Rather than getting bogged in permanent online discussions about emissions-reduction targets, transitions and timetables for a low-carbon economy, the climate action movement needs to focus on a campaign that can inspire activists to clearly agitate for mass protest action against the “free market, business as usual” policies of the ruling rich and their politicians. A campaign against coal fits that bill.

Leading climate scientist Dr. James Hansen of NASA’s Goddard Institute has pointed out that rapidly phasing out coal use is the “primary requirement for solving global warming”. Coal is the dirtiest fuel on the planet, emitting around 1.7 times as much carbon per unit of energy when burned as does natural gas and 1.25 times as much as oil. A typical (500 megawatt) coal-fired power plant burns 1.4 million tonnes of coal each year. Worldwide there are around 50,000 coal-fired power stations.

The ALP is unashamedly pro-coal. The federal and state Labor governments provide billions of dollars in incentives, subsidies and investment in coal-use infrastructure, continuing to give the coal mining corporations cover with the fake promise of “clean coal”. Australia is the world’s fourth largest coal producing country, and the world’s largest coal exporter. Every tonne of coal exported ends up as around two tonnes of atmospheric carbon dioxide. Multiply that by the 270 million tonnes of coal now being exported each year, and it’s readily understandable why Australia is a chief contributor to the problem of global warming.
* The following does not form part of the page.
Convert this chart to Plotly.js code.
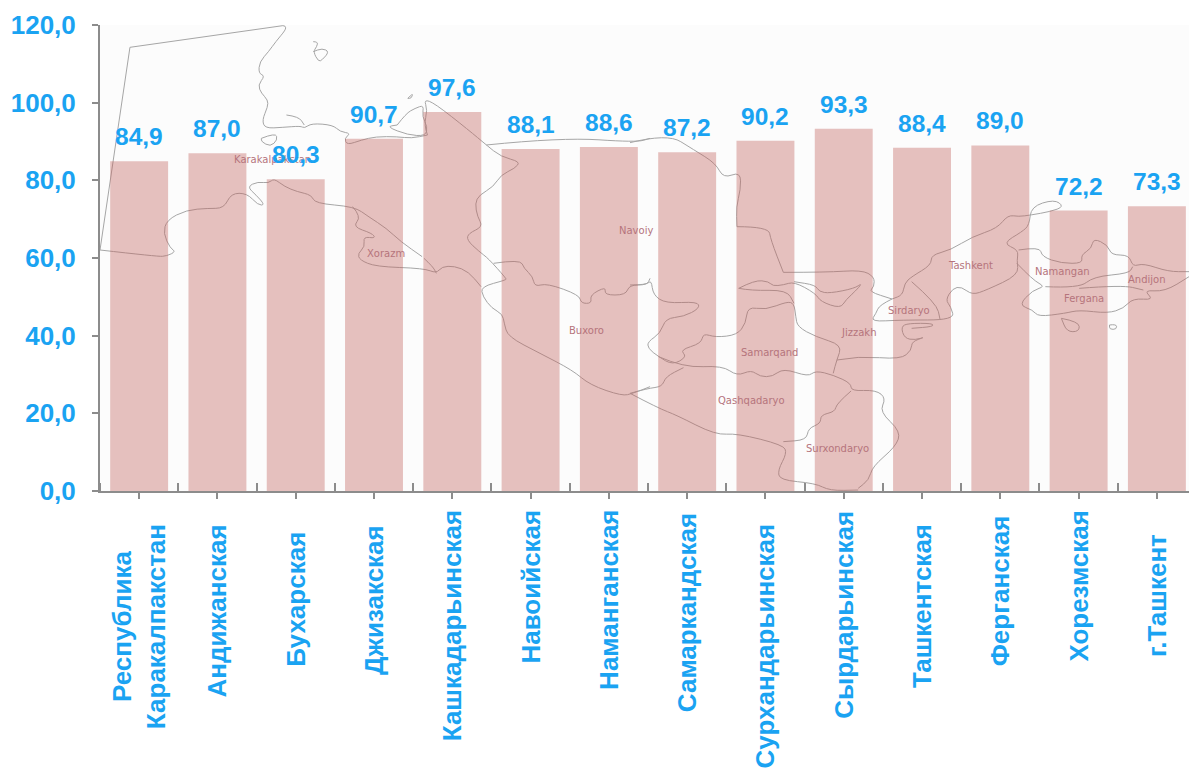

Former industry lobbyist Guy Pearse, author of Quarry Vision, correctly labelled the coal industry as a central part of the “greenhouse mafia”. This is the coalition of corporate fossil fuel producers and users that includes the Australian Coal Association, the Australian Aluminium Council, BHP-Billiton, Rio Tinto (CRA), the Electricity Supply Association of Australia, ExxonMobil and Caltex (Chevron). At the behest of this “greenhouse mafia” the Rudd government has adopted policies that aim to double Australia’s coal exports.

Campaigns against coal mining are already well-established – in the Hunter Valley, near Mudgee and in the Liverpool Plains of NSW, and near Toowoomba in Queensland. Composed mainly of workers and farmers and some local councillors, groups are tackling the coal industry head-on. An alliance with these campaigners by city-based climate action groups is what is needed to give the latter a clear campaigning focus on the chief cause of climate change.

Climate camps over the last few years continue to draw significant numbers of young people interested in countering global warming. Climate action groups need to engage in collective forms of protest action with a unified focus if they are going to make an impact on public opinion – the Franklin Dam campaign was not won by thousands of people staying at home just lobbying politicians through letter-writing. A single-focus Franklin Dam-style campaign allows people from all political backgrounds to participate around a common goal.

A single-issue focus on coal – on demanding a ban on all new coal mines and coal-fired power stations, as well as the immediate ending of all government subsidies to the coal mining companies – could provide an immediate unifying goal to mobilise the largest number of those seriously opposed to climate change on the streets. Unless the climate action movement takes up the challenge of taking direct action to fight the pro-coal “business as usual” approach of the “greenhouse mafia” and the Rudd Labor government, then it’s wasting time that we simply don’t have.